テキサス州のオースティン発のスタートアップWIN Realityは、ピッチングシミュレーション「WIN Labs」をメジャーリーグに提供しています。
設定通りのピッチングが見れる
「WIN Labs」は専用の筐体を伴うVRピッチングシミュレーターで、プレイヤーはバッターボックスに立ち、そこから設定した通りのピッチングを見て体験することが出来るシステムとなっています。
シミュレーションは、ピッチャーの予備動作からスタート。設定した内容に応じたピッチングが行われ、ボールの軌跡も表示されます。実際の投球においては、ボールのスピンを見て取ることも重要ではありますが、現段階ではまだ「WIN Lab」はスピンの描画に対応していません。
WIN Realityはソフトウェアを、マイナーリーグ向けには年間2万5000ドル、メジャーリーグ向けには年間数十万ドルで提供しています。これにはエンジニアらによる日々のサポートといった、サービス費用も含まれているとのこと。
ニューヨーク・メッツも設置
ニューヨーク・メッツは、2019年春季トレーニング時に傘下のマイナーリーグのチームにおいてVR機器の導入を試験し、4月後半からメジャーリーグのチームにも導入しました。現在では、ホーム球場であるシティ・フィールド内にあるバッティングセンターの近くに「WIN Lab」が設置されています。
同チームの複数の選手が言うには、トッド・フレイジャー選手が最も頻繁に「WIN Lab」を活用しているとのこと。試合に臨む前に、VR上でピッチングを眺めておくことで、実際の試合で同様の投球が来たときにも落ち着いて対処が出来るようになる、と本人は語っています。事実、このシミュレーションを練習に取り入れるようになったおかげて、成績が向上している(※)、とも述べています。

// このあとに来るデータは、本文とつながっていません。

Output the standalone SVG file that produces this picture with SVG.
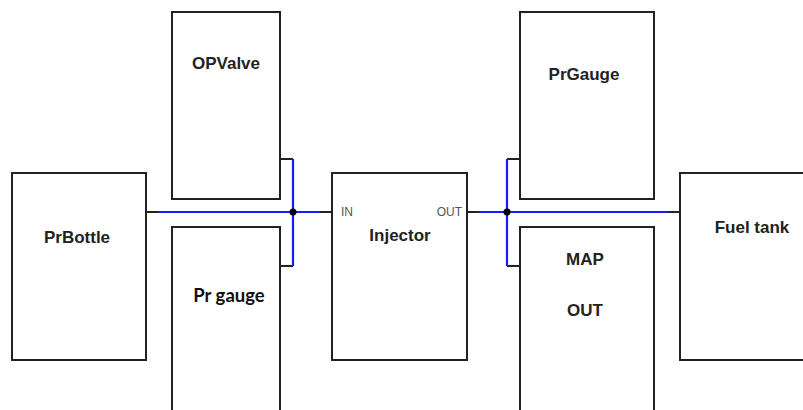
<svg xmlns="http://www.w3.org/2000/svg" width="803" height="410" viewBox="0 0 803 410">
<style>
.box{fill:#fff;stroke:#222;stroke-width:2}
.lbl{font-family:"Liberation Sans",Arial,sans-serif;font-weight:bold;font-size:17px;fill:#222;text-anchor:middle}
.lbl2{font-family:Lato,"Open Sans",sans-serif;font-weight:bold;font-size:18.5px;fill:#111;text-anchor:middle}
.port{font-family:"Liberation Sans",Arial,sans-serif;font-size:12px;fill:#555}
.stub{stroke:#222;stroke-width:2;fill:none}
.wire{stroke:#1a1aff;stroke-width:2.2;fill:none}
.dot{fill:#000}
</style>
<rect width="803" height="410" fill="#fff"/>
<g id="connectors">
<path class="stub" d="M146 212H158M320 212H332M280 159H293M280 266H293"/>
<path class="wire" d="M158 212H320M293 159V266"/>
<circle class="dot" cx="293" cy="212" r="3.5"/>
<path class="stub" d="M467 212H479M668 212H680M507 159H520M507 266H520"/>
<path class="wire" d="M479 212H668M507 159V266"/>
<circle class="dot" cx="507" cy="212" r="3.5"/>
</g>
<g id="PrBottle">
<rect class="box" x="12" y="173" width="134" height="187"/>
<text class="lbl" x="77" y="243">PrBottle</text>
</g>
<g id="OPValve">
<rect class="box" x="172" y="12" width="108" height="187"/>
<text class="lbl" x="226" y="69">OPValve</text>
</g>
<g id="PrGaugeLow">
<rect class="box" x="172" y="227" width="108" height="200"/>
<text class="lbl2" x="229" y="302">Pr gauge</text>
</g>
<g id="Injector">
<rect class="box" x="332" y="173" width="135" height="187"/>
<text class="port" x="341" y="216">IN</text>
<text class="port" x="462" y="216" text-anchor="end">OUT</text>
<text class="lbl" x="400" y="241">Injector</text>
</g>
<g id="PrGauge">
<rect class="box" x="520" y="12" width="134" height="187"/>
<text class="lbl" x="584" y="80">PrGauge</text>
</g>
<g id="MAP">
<rect class="box" x="520" y="227" width="134" height="200"/>
<text class="lbl" x="585" y="265">MAP</text>
<text class="lbl" x="585" y="316">OUT</text>
</g>
<g id="FuelTank">
<rect class="box" x="680" y="173" width="140" height="187"/>
<text class="lbl" x="752" y="233">Fuel tank</text>
</g>
</svg>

※編集注:Mogura VR News編集部にて調べたところ、トッド・フレージャー選手の2019シーズンの6月18日時点の打率は.258と2018年の.213に比べ好調(出典:Sportsnavi)
需要の高まるVRシミュレーション
その他、複数の選手からもVRによるシミュレーションを練習に取り入れているという声が挙げられています。今では、メジャーリーグの約3分の1のチームがWIN Realtyによる機器とサービスを取り入れている模様。昨年までは、同社は主要顧客を1つ抱えるのみであったことからすると、わずかな期間で大きな飛躍を実現しました。